Japan's industrial production drops at the fastest pace since the Fukushima disaster

Japan experienced a surprisingly strong decline in industrial production in June, which many view as temporary.

Japan Industrial Production (source: Econoday.com)

The Japan Times: - Industrial production fell in June by the most since March 2011, when the Great East Japan Earthquake and tsunami struck, as automakers cut output after a gain the previous month.

Output declined 3.3 percent in June from May, the Ministry of Economy, Trade and Industry said Tuesday, marking a steeper fall than any economist forecast in a Bloomberg survey in which the median of 29 estimates was for a 1.5 percent drop.

In May, output climbed the most since December 2011. Production slid 4.8 percent in June from a year earlier.

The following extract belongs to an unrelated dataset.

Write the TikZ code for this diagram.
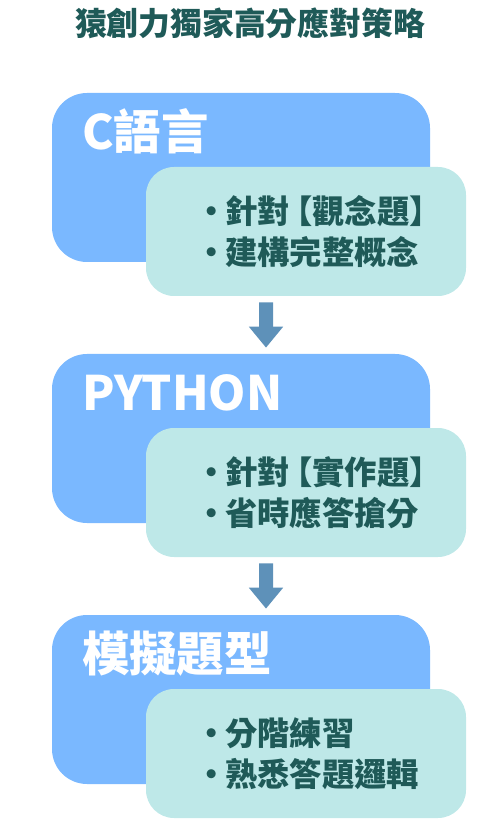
\documentclass[tikz,border=0pt]{standalone}
\usepackage{fontspec}
\newfontfamily\cjk{Noto Sans CJK TC}
\usetikzlibrary{arrows.meta}
\definecolor{boxblue}{HTML}{7AB8FF}
\definecolor{boxteal}{HTML}{BEE8E8}
\definecolor{txtteal}{HTML}{1F5A58}
\definecolor{arrowblue}{HTML}{5E91B9}
\newcommand{\bul}{\makebox[0.52cm]{•}}
\newcommand{\lbrk}{\kern-0.3em【}

\begin{document}
\begin{tikzpicture}[topic/.style={rectangle,rounded corners=0.7cm,fill=boxblue,minimum width=7.56cm,minimum height=3.38cm,inner sep=0},
detail/.style={rectangle,rounded corners=0.56cm,fill=boxteal,minimum width=6.4cm,minimum height=2.58cm,inner sep=0},
heading/.style={anchor=base west,inner sep=0,text=white,font=\cjk\bfseries\fontsize{27}{31}\selectfont},
points/.style={anchor=west,inner sep=0,align=left,text=txtteal,font=\cjk\bfseries\fontsize{18.4}{23.2}\selectfont},
flow/.style={-{Triangle[width=0.66cm,length=0.42cm]},line width=0.28cm,draw=arrowblue,shorten <=0.12cm,shorten >=0.12cm}]
\useasboundingbox (0,0) rectangle (10,-16.38);
\node[text=txtteal,font=\cjk\bfseries\fontsize{18.1}{21}\selectfont] (title) at (5,-0.47) {猿創力獨家高分應對策略};
% C
\node[topic] (ctopic) at (4.82,-3.55) {};
\node[heading] (chead) at ([shift={(0.6,-1.14)}]ctopic.north west) {C語言};
\node[detail] (cdetail) at (6.12,-4.63) {};
\node[points] (cpoints) at ([xshift=1.06cm]cdetail.west) {\bul 針對\lbrk 觀念題】\\ \bul 建構完整概念};
% PYTHON
\node[topic] (pytopic) at (4.82,-8.77) {};
\node[heading] (pyhead) at ([shift={(0.6,-1.14)}]pytopic.north west) {PYTHON};
\node[detail] (pydetail) at (6.12,-9.85) {};
\node[points] (pypoints) at ([xshift=1.06cm]pydetail.west) {\bul 針對\lbrk 實作題】\\ \bul 省時應答搶分};
% mock exams
\node[topic] (simtopic) at (4.82,-13.99) {};
\node[heading] (simhead) at ([shift={(0.6,-1.14)}]simtopic.north west) {模擬題型};
\node[detail] (simdetail) at (6.12,-15.07) {};
\node[points] (simpoints) at ([xshift=1.06cm]simdetail.west) {\bul 分階練習\\ \bul 熟悉答題邏輯};
\draw[flow] ([xshift=-0.8cm]cdetail.south) -- ([xshift=0.5cm]pytopic.north);
\draw[flow] ([xshift=-0.8cm]pydetail.south) -- ([xshift=0.5cm]simtopic.north);
\end{tikzpicture}
\end{document}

Tuesday’s report adds to the challenges facing Prime Minister Shinzo Abe, who must decide whether to proceed with the consumption tax increase even though it could slow down a rebound in the economy. Weakening production would undermine his calls for higher wages to bolster his reflation efforts after temporary boosts from monetary and fiscal stimulus.
Indeed this adds to the concerns described earlier (see post). Japan's new government needs to improve wage growth in order to keep up with rising prices. Without stable pay increases - which have been declining for years in large part due to demographics and Japan Inc.'s approach to cost adjustments - reaching sustainable inflation rate will be difficult. Yet higher wages could also reduce the competitiveness of Japanese companies. That is why this sudden drop in industrial production, if not corrected in July, could become an issue.

Update: This morning the report on July Markit Manufacturing PMI for Japan came out. Once again, the number was surprisingly weak.

Source: Econoday
Markit: - “After a promising Q2, Japan’s manufacturing expansion slowed in July. The decelerating growth of output and new orders, combined with falling employment, painted a less encouraging picture than that indicated by previous surveys. Nevertheless, July marked the fifth consecutive month of expansion in the manufacturing sector.

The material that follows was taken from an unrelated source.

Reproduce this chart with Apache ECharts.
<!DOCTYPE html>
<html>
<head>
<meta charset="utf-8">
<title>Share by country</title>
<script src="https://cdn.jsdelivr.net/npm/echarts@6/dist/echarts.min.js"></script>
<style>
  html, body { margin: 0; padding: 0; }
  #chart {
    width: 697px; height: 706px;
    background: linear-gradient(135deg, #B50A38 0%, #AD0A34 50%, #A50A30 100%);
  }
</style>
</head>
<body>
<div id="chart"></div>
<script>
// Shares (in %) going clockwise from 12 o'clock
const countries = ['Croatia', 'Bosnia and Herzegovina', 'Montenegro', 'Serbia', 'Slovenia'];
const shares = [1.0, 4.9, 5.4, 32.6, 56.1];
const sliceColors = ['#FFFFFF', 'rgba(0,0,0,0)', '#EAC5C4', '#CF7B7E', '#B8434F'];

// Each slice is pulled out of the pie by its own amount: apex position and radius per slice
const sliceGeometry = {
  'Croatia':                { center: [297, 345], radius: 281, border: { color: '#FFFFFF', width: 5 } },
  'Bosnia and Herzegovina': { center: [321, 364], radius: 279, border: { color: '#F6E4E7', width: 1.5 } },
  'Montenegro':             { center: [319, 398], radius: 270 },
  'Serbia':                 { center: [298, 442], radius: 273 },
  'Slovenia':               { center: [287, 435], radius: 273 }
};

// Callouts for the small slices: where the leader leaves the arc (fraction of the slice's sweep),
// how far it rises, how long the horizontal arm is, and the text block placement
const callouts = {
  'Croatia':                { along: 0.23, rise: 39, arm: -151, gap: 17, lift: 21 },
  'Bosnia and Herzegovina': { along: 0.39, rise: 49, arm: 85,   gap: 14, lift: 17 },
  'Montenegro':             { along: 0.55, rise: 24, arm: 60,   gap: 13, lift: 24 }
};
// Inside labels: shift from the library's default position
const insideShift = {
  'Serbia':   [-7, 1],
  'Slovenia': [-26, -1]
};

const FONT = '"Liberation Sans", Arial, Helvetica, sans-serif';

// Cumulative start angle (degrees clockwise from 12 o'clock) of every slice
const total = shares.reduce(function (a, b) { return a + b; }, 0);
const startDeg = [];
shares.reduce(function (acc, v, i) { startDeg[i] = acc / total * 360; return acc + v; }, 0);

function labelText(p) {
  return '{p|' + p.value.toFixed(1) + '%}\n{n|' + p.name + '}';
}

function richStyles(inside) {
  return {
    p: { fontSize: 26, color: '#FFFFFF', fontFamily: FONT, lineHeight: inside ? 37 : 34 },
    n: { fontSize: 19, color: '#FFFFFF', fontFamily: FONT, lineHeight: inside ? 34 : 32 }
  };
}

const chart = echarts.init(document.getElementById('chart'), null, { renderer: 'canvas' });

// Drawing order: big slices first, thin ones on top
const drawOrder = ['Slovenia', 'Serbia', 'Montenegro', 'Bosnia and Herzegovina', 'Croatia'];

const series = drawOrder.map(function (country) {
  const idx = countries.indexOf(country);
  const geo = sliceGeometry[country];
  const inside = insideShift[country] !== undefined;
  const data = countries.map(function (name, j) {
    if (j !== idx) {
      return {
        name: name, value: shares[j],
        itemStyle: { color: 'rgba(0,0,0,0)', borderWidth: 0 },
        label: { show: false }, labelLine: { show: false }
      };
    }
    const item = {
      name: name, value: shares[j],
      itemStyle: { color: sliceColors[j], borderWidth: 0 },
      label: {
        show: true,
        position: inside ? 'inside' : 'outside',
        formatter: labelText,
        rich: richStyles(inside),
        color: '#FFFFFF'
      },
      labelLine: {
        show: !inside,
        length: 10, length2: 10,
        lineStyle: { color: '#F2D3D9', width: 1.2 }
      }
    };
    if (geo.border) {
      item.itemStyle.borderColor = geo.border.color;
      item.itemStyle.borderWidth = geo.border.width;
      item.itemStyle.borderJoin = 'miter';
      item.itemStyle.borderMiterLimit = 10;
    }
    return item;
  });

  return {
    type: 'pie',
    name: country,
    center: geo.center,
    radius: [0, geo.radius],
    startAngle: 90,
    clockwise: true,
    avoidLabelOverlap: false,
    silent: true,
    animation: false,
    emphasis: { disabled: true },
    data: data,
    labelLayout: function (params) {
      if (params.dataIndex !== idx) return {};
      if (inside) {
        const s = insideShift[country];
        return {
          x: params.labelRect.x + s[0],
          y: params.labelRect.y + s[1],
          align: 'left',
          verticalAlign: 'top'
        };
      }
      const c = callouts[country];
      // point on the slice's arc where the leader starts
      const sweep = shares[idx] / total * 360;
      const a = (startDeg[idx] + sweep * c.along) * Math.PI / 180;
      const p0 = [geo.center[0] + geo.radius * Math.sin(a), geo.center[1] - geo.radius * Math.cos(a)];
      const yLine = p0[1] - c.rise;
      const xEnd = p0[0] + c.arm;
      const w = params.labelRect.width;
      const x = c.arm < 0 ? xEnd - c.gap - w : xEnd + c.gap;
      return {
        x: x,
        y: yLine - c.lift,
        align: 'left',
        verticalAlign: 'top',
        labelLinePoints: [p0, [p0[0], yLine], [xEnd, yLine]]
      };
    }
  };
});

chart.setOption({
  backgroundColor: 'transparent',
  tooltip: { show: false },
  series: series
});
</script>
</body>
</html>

“The weakness of the yen continued to act as a mixed blessing for Japanese producers; with exporters benefiting from improved international competitiveness, but importers suffering as their input costs continued to rise.”
Now that we have some indications about July, maybe the drop in June industrial output wasn't just a temporary blip. The Nikkei dropped 200 points in response as investors begin to reassess the sustainability of the recent pace of growth.